I don't understand why restaurants don't take care of the treeboxes next to their outdoor patios
The blog entry, "(Updating) The 'soft side' of commercial district revitalization," was originally written in 2006, but I updated it slightly last year. From the entry:
One of the theories of commercial district development is called the Reilly Law of Retail Gravitation. The way I describe it is thusly: people choose to shop in the commercial district that has more and better stores that is also (more) convenient to get to.
But the Reilly Law is more than just the number of type of stores. This is why I talk about "soft aspects" in relation to it, in terms of external and "internal" factors. External factors concern the commercial district as a whole. Internal factors the store. I wrote a more expansive piece on this topic in September 2007 ("Analyzing retail store failure," although the post was originally titled, "Why ask why? Because").

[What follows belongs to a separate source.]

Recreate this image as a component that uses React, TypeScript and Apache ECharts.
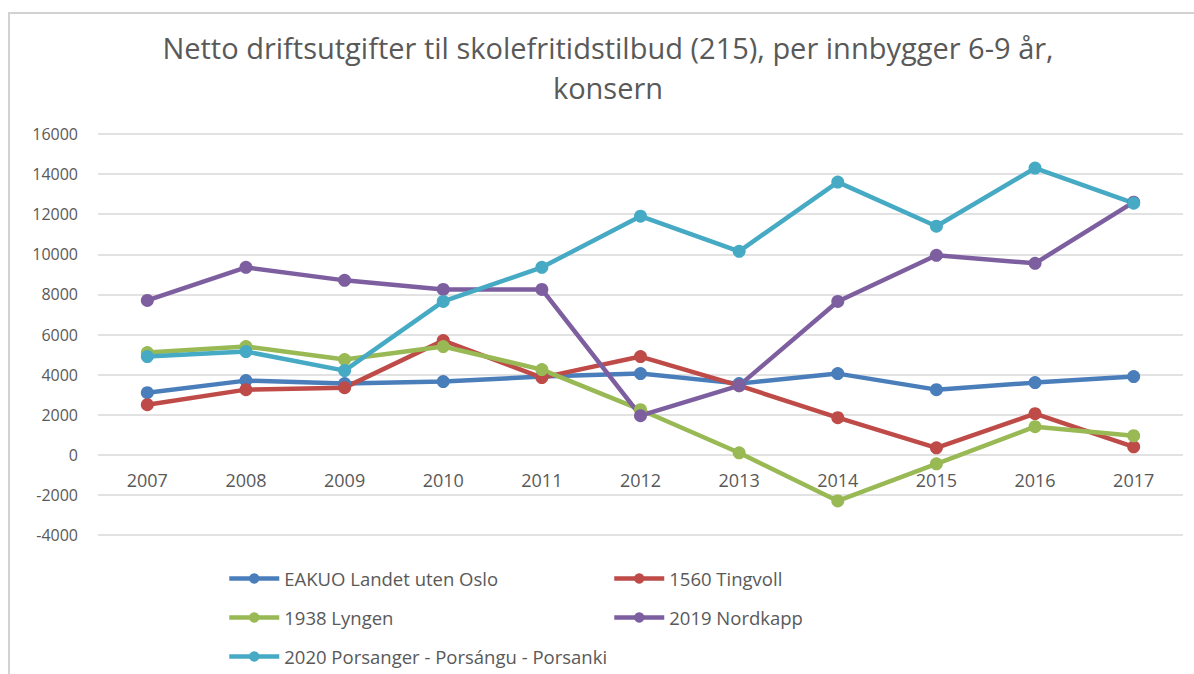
import React, { useEffect, useRef } from "react";
import * as echarts from "echarts";

const years = ["2007", "2008", "2009", "2010", "2011", "2012", "2013", "2014", "2015", "2016", "2017"];
const seriesNames = [
  "EAKUO Landet uten Oslo",
  "1560 Tingvoll",
  "1938 Lyngen",
  "2019 Nordkapp",
  "2020 Porsanger - Porsángu - Porsanki",
];
const eakuo = [3100, 3700, 3550, 3650, 3900, 4050, 3550, 4050, 3250, 3600, 3900];
const tingvoll = [2500, 3250, 3350, 5700, 3850, 4900, 3450, 1850, 350, 2050, 400];
const lyngen = [5100, 5400, 4750, 5400, 4250, 2250, 100, -2300, -450, 1400, 950];
const nordkapp = [7700, 9350, 8700, 8250, 8250, 1950, 3450, 7650, 9950, 9550, 12600];
const porsanger = [4900, 5150, 4200, 7650, 9350, 11900, 10150, 13600, 11400, 14300, 12550];
const colors = ["#4A7EBB", "#BE4B48", "#98B954", "#7D5FA0", "#46AAC5"];
const titleText = "Netto driftsutgifter til skolefritidstilbud (215), per innbygger 6-9 år,\nkonsern";

const FONT = "'Open Sans', sans-serif";
const TEXT_COLOR = "#595959";

export default function App() {
  const ref = useRef<HTMLDivElement>(null);
  useEffect(() => {
    if (!ref.current) return;
    const chart = echarts.init(ref.current, undefined, { renderer: "svg" });
    const data = [eakuo, tingvoll, lyngen, nordkapp, porsanger];
    const legendPos = [
      { left: 227, top: 569 },
      { left: 612, top: 569 },
      { left: 227, top: 608 },
      { left: 612, top: 608 },
      { left: 227, top: 647 },
    ];
    chart.setOption({
      animation: false,
      color: colors,
      title: {
        text: titleText,
        left: 603,
        top: 22,
        textAlign: "center",
        textStyle: {
          fontFamily: FONT,
          fontSize: 29,
          fontWeight: "normal",
          color: TEXT_COLOR,
          lineHeight: 40,
        },
      },
      graphic: [
        {
          type: "rect",
          shape: { x: 9, y: 13, width: 1400, height: 900 },
          style: { fill: "none", stroke: "#d2d2d2", lineWidth: 2 },
          silent: true,
        },
      ],
      legend: seriesNames.map((n, i) => ({
        data: [n],
        left: legendPos[i].left,
        top: legendPos[i].top,
        padding: 0,
        itemWidth: 50,
        itemHeight: 13,
        lineStyle: { width: 4.5 },
        textStyle: { fontFamily: FONT, fontSize: 18.5, color: TEXT_COLOR },
      })),
      grid: { left: 98, right: 11, top: 134, bottom: 139 },
      xAxis: {
        type: "category",
        data: years,
        boundaryGap: true,
        offset: -80,
        axisLine: { show: false, onZero: false },
        axisTick: { show: false },
        axisLabel: { margin: 16, fontFamily: FONT, fontSize: 18, color: TEXT_COLOR },
      },
      yAxis: {
        type: "value",
        min: -4000,
        max: 16000,
        interval: 2000,
        axisLine: { show: false },
        axisTick: { show: false },
        axisLabel: {
          margin: 20,
          fontFamily: FONT,
          fontSize: 16,
          color: TEXT_COLOR,
          formatter: (v: number) => String(v),
        },
        splitLine: { lineStyle: { color: "#d9d9d9", width: 1.5 } },
      },
      series: seriesNames.map((n, i) => ({
        name: n,
        type: "line",
        data: data[i],
        symbol: "circle",
        symbolSize: 13,
        lineStyle: { width: 4.5, color: colors[i] },
        itemStyle: { color: colors[i] },
      })),
    });
    return () => chart.dispose();
  }, []);
  return (
    <div
      ref={ref}
      style={{ position: "fixed", left: 0, top: 0, width: 1194, height: 674, background: "#fff" }}
    />
  );
}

(1) the quality and condition of the buildings;
(2) the cleanliness of the street and sidewalks in the district;
(3) public safety in the commercial district*
(4) transportation convenience (walking, biking, and transit as well as driving; this is captured by the Reilly equations, but is worth calling out, yes this includes parking but doesn't mean providing scads of it as much as it means addressing the issue, including parking wayfinding, also see "Parking districts vs. transportation/urban management districts: Part two, Takoma DC/Takoma Park Maryland" from 2015)*
(5) the condition of the street furniture, treeboxes, roadways and other aspects of the physical environment;
Old Takoma business district map
(6) the signage and windows of the businesses (this also has external characteristics);
(7) the quality and organization of the store interiors.
* added to the original list
Each influences whether or not people will choose to shop in your commercial district, or if they will merely continue to shop elsewhere because you provide no compelling reason for them to change their minds, attitudes, habits, and comfortability.
These factors plus the number and quality of stores and the issue of how to get there are the primary considerations influencing people's decisions about where to shop, eat, or play...
People compare our neighborhood and downtown commercial districts to shopping centers or to the best-in-class traditional commercial districts in your region. So to be equally competitive, we have to do many of the same things the shopping centers do, and primary is providing a clean environment.
Ruta del Vino gets great reviews in the Washington Post. Why they don't spend a little time paying attention to the environment around their facility is beyond me.
The same goes for the Timber Pizza Company. It gets lots of accolades. You'd think that the condition of the space outside their restaurant would be something they and their customers notice.
Although I do think that "the city" should provide some "basic maintenance" and coordination in all commercial districts, especially for those areas without business improvement districts or functioning "commercial district revitalization organizations" such as "Main Street."